La guerra sirvió para “limpiar” y “fijar” las poblaciones. “Dar esplendor” quedará para otro momento. Primero exterminios, luego expulsiones y concentraciones de población  unificaron la trama de los actuales países de la región confiriéndoles una cohesión étnica que no habían tenido nunca pero todavía relativa (Mapa 8). En Bosnia, ni siquiera la desatada violencia (100 000 muertos, 1800 000 desplazados) pudo acabar con el problema. Tras los acuerdos de Dayton, en 1995, la República de Bosnia quedó dividida entre la Federación de Bosnia y Hercegovina (51% del territorio, 70% de la población) y la República serbia de Bosnia (49%; 25%), ella misma partida en dos entre el norte y el sur del país. Pero hay en Hercegovina una mayoría croata y no cabe excluir su próxima voluntad de independizarse. Bosnia sigue siendo, para mal, “la pequeña Yugoslavia”.

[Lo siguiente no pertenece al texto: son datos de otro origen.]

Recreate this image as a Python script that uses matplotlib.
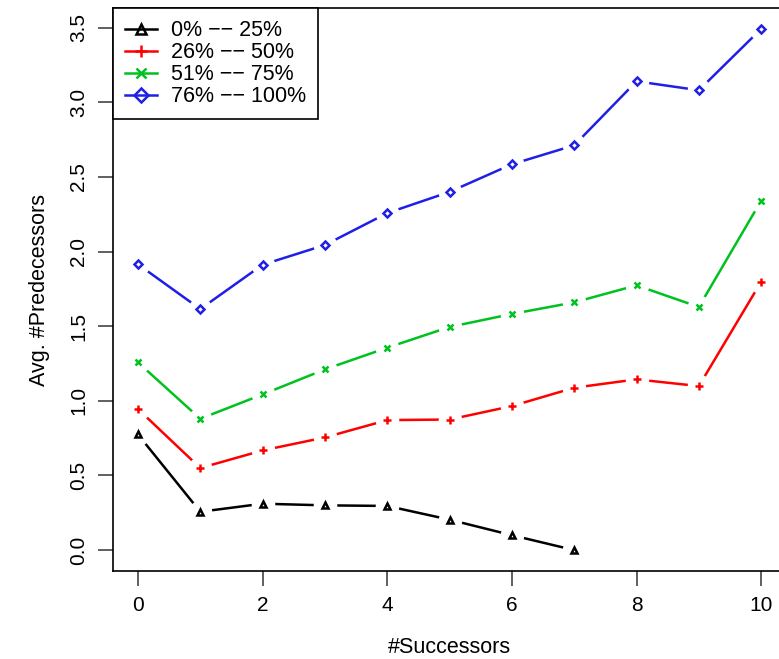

“La semejanza une menos de lo que separa cualquier diferencia”. Los eslavos del sur se esmeraron en ratificar a Montaigne. La sumisión a los otomanos les frustró la posibilidad de la historia. O los tuvo sobresaltados en la “krajinas”, las marcas militares entre ambos imperios, con la amenaza como único porvenir. En aquella región “nosotros” y “los otros” se parecían demasiado para no suscitar voluntad de afirmación y diferenciación. Qué mejor para ello sino la hostilidad y el enfrentamiento. Nunca tuvieron la seguridad de las fronteras reconocidas ni el tiempo de alcanzar la evidencia serena de un pueblo anclado en su memoria. Se refugiaron en la querencia étnica o religiosa. Cuando, en algún momento, la vida de un pueblo gira alrededor de la propia identidad y de la hostilidad hacia el otro, quedan secuestrados el espesor de la vida y la densidad de los individuos. Llega la hora de los lobos. Los hay en toda sociedad. A veces se los conoce. En la mayoría de los casos pasan desapercibidos. Ante nosotros y a sus propios ojos. Cuando la historia descarrila y se abre la veda de la depredación del otro, descubren su vocación los lobos crípticos. En el fondo ni Yugoslavia ni aquellas masacres tenían que haber advenido nunca. Advinieron. La única lección es que lo peor será siempre posible.